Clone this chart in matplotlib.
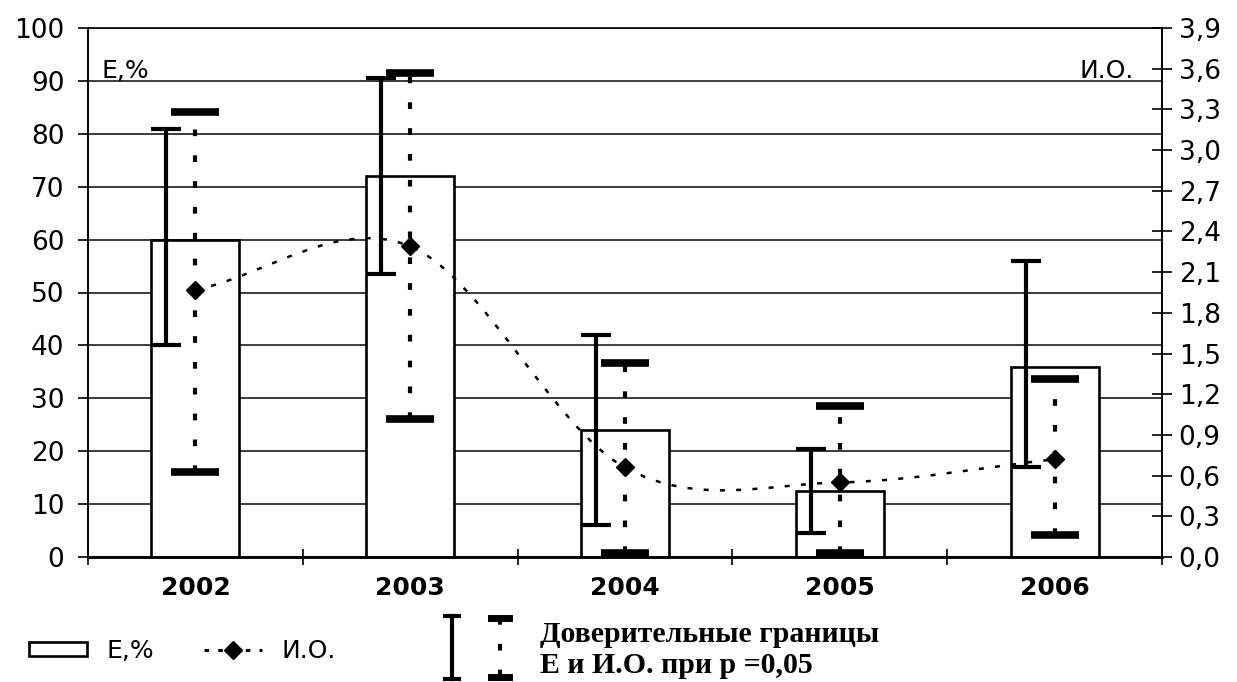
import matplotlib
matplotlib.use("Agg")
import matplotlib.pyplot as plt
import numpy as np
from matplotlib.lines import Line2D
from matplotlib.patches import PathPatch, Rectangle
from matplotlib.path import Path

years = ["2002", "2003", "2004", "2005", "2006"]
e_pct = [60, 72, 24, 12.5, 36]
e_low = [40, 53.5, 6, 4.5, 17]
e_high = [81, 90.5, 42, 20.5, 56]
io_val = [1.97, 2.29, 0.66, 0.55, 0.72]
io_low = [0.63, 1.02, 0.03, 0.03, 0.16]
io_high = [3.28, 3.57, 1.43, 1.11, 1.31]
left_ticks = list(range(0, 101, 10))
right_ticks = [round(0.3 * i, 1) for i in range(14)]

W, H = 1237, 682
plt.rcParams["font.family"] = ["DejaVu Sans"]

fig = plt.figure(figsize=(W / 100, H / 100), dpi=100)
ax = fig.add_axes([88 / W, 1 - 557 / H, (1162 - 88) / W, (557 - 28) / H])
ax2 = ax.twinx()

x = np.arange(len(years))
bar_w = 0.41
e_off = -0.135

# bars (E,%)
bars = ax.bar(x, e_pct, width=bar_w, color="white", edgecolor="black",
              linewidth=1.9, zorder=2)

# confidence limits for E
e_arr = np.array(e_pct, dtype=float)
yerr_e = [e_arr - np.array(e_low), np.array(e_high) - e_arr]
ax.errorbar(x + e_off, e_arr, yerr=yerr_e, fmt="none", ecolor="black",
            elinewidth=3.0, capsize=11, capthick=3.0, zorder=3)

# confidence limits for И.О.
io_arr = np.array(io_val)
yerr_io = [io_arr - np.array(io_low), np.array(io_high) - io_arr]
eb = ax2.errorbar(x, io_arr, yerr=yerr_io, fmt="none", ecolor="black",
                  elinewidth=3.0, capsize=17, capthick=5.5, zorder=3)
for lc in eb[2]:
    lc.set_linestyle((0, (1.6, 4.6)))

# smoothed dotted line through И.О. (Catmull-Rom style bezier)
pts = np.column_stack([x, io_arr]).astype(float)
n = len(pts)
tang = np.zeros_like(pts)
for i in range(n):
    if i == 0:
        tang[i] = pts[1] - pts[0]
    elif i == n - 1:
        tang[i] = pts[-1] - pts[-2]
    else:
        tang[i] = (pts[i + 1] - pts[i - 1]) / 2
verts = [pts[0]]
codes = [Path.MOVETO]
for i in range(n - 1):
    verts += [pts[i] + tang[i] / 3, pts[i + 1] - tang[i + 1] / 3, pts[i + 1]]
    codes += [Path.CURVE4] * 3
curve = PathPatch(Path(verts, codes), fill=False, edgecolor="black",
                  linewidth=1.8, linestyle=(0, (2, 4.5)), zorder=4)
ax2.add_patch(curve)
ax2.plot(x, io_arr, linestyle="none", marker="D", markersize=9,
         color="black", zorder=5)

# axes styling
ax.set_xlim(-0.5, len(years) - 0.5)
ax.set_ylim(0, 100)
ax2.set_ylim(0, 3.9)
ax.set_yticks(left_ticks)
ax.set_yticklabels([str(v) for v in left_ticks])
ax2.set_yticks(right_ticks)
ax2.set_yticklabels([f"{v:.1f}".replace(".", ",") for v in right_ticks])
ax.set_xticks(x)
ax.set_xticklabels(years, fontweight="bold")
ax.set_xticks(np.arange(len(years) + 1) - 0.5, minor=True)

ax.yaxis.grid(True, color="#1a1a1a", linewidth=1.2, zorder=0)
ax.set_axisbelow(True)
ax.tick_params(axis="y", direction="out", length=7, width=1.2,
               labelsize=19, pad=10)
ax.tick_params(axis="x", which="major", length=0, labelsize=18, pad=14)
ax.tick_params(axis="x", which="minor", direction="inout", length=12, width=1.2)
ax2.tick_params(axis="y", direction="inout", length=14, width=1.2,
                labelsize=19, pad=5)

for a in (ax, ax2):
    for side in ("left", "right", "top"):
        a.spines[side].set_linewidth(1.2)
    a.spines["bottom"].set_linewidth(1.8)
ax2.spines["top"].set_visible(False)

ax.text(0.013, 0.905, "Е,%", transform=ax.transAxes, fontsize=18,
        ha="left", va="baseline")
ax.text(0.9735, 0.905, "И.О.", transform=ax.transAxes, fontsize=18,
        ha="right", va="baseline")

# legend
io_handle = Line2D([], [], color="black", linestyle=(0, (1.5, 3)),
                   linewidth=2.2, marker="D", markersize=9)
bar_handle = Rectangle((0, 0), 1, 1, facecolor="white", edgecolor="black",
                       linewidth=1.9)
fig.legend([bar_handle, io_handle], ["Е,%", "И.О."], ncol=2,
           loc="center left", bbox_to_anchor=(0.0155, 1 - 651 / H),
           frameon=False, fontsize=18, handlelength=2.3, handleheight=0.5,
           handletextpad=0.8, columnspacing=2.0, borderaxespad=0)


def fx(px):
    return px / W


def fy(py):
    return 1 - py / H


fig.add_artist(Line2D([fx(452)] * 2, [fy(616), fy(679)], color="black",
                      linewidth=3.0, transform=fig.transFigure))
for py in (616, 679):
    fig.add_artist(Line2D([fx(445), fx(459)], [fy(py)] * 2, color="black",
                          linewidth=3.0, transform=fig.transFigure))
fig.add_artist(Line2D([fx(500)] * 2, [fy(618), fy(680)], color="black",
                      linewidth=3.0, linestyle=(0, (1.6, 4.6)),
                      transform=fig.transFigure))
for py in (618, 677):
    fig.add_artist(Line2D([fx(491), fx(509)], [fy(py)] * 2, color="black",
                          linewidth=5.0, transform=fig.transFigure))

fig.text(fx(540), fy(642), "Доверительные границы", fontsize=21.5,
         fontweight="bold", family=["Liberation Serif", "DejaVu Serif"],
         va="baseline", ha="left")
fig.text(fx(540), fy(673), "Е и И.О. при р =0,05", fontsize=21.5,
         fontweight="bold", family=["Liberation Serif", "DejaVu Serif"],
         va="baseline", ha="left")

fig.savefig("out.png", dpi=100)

### TASK TO CARRY OUT
Leave out the pictures and give the listing above again exactly.

### REPLY TO THE EXERCISE
Clone this chart in matplotlib.
import matplotlib
matplotlib.use("Agg")
import matplotlib.pyplot as plt
import numpy as np
from matplotlib.lines import Line2D
from matplotlib.patches import PathPatch, Rectangle
from matplotlib.path import Path

years = ["2002", "2003", "2004", "2005", "2006"]
e_pct = [60, 72, 24, 12.5, 36]
e_low = [40, 53.5, 6, 4.5, 17]
e_high = [81, 90.5, 42, 20.5, 56]
io_val = [1.97, 2.29, 0.66, 0.55, 0.72]
io_low = [0.63, 1.02, 0.03, 0.03, 0.16]
io_high = [3.28, 3.57, 1.43, 1.11, 1.31]
left_ticks = list(range(0, 101, 10))
right_ticks = [round(0.3 * i, 1) for i in range(14)]

W, H = 1237, 682
plt.rcParams["font.family"] = ["DejaVu Sans"]

fig = plt.figure(figsize=(W / 100, H / 100), dpi=100)
ax = fig.add_axes([88 / W, 1 - 557 / H, (1162 - 88) / W, (557 - 28) / H])
ax2 = ax.twinx()

x = np.arange(len(years))
bar_w = 0.41
e_off = -0.135

# bars (E,%)
bars = ax.bar(x, e_pct, width=bar_w, color="white", edgecolor="black",
              linewidth=1.9, zorder=2)

# confidence limits for E
e_arr = np.array(e_pct, dtype=float)
yerr_e = [e_arr - np.array(e_low), np.array(e_high) - e_arr]
ax.errorbar(x + e_off, e_arr, yerr=yerr_e, fmt="none", ecolor="black",
            elinewidth=3.0, capsize=11, capthick=3.0, zorder=3)

# confidence limits for И.О.
io_arr = np.array(io_val)
yerr_io = [io_arr - np.array(io_low), np.array(io_high) - io_arr]
eb = ax2.errorbar(x, io_arr, yerr=yerr_io, fmt="none", ecolor="black",
                  elinewidth=3.0, capsize=17, capthick=5.5, zorder=3)
for lc in eb[2]:
    lc.set_linestyle((0, (1.6, 4.6)))

# smoothed dotted line through И.О. (Catmull-Rom style bezier)
pts = np.column_stack([x, io_arr]).astype(float)
n = len(pts)
tang = np.zeros_like(pts)
for i in range(n):
    if i == 0:
        tang[i] = pts[1] - pts[0]
    elif i == n - 1:
        tang[i] = pts[-1] - pts[-2]
    else:
        tang[i] = (pts[i + 1] - pts[i - 1]) / 2
verts = [pts[0]]
codes = [Path.MOVETO]
for i in range(n - 1):
    verts += [pts[i] + tang[i] / 3, pts[i + 1] - tang[i + 1] / 3, pts[i + 1]]
    codes += [Path.CURVE4] * 3
curve = PathPatch(Path(verts, codes), fill=False, edgecolor="black",
                  linewidth=1.8, linestyle=(0, (2, 4.5)), zorder=4)
ax2.add_patch(curve)
ax2.plot(x, io_arr, linestyle="none", marker="D", markersize=9,
         color="black", zorder=5)

# axes styling
ax.set_xlim(-0.5, len(years) - 0.5)
ax.set_ylim(0, 100)
ax2.set_ylim(0, 3.9)
ax.set_yticks(left_ticks)
ax.set_yticklabels([str(v) for v in left_ticks])
ax2.set_yticks(right_ticks)
ax2.set_yticklabels([f"{v:.1f}".replace(".", ",") for v in right_ticks])
ax.set_xticks(x)
ax.set_xticklabels(years, fontweight="bold")
ax.set_xticks(np.arange(len(years) + 1) - 0.5, minor=True)

ax.yaxis.grid(True, color="#1a1a1a", linewidth=1.2, zorder=0)
ax.set_axisbelow(True)
ax.tick_params(axis="y", direction="out", length=7, width=1.2,
               labelsize=19, pad=10)
ax.tick_params(axis="x", which="major", length=0, labelsize=18, pad=14)
ax.tick_params(axis="x", which="minor", direction="inout", length=12, width=1.2)
ax2.tick_params(axis="y", direction="inout", length=14, width=1.2,
                labelsize=19, pad=5)

for a in (ax, ax2):
    for side in ("left", "right", "top"):
        a.spines[side].set_linewidth(1.2)
    a.spines["bottom"].set_linewidth(1.8)
ax2.spines["top"].set_visible(False)

ax.text(0.013, 0.905, "Е,%", transform=ax.transAxes, fontsize=18,
        ha="left", va="baseline")
ax.text(0.9735, 0.905, "И.О.", transform=ax.transAxes, fontsize=18,
        ha="right", va="baseline")

# legend
io_handle = Line2D([], [], color="black", linestyle=(0, (1.5, 3)),
                   linewidth=2.2, marker="D", markersize=9)
bar_handle = Rectangle((0, 0), 1, 1, facecolor="white", edgecolor="black",
                       linewidth=1.9)
fig.legend([bar_handle, io_handle], ["Е,%", "И.О."], ncol=2,
           loc="center left", bbox_to_anchor=(0.0155, 1 - 651 / H),
           frameon=False, fontsize=18, handlelength=2.3, handleheight=0.5,
           handletextpad=0.8, columnspacing=2.0, borderaxespad=0)


def fx(px):
    return px / W


def fy(py):
    return 1 - py / H


fig.add_artist(Line2D([fx(452)] * 2, [fy(616), fy(679)], color="black",
                      linewidth=3.0, transform=fig.transFigure))
for py in (616, 679):
    fig.add_artist(Line2D([fx(445), fx(459)], [fy(py)] * 2, color="black",
                          linewidth=3.0, transform=fig.transFigure))
fig.add_artist(Line2D([fx(500)] * 2, [fy(618), fy(680)], color="black",
                      linewidth=3.0, linestyle=(0, (1.6, 4.6)),
                      transform=fig.transFigure))
for py in (618, 677):
    fig.add_artist(Line2D([fx(491), fx(509)], [fy(py)] * 2, color="black",
                          linewidth=5.0, transform=fig.transFigure))

fig.text(fx(540), fy(642), "Доверительные границы", fontsize=21.5,
         fontweight="bold", family=["Liberation Serif", "DejaVu Serif"],
         va="baseline", ha="left")
fig.text(fx(540), fy(673), "Е и И.О. при р =0,05", fontsize=21.5,
         fontweight="bold", family=["Liberation Serif", "DejaVu Serif"],
         va="baseline", ha="left")

fig.savefig("out.png", dpi=100)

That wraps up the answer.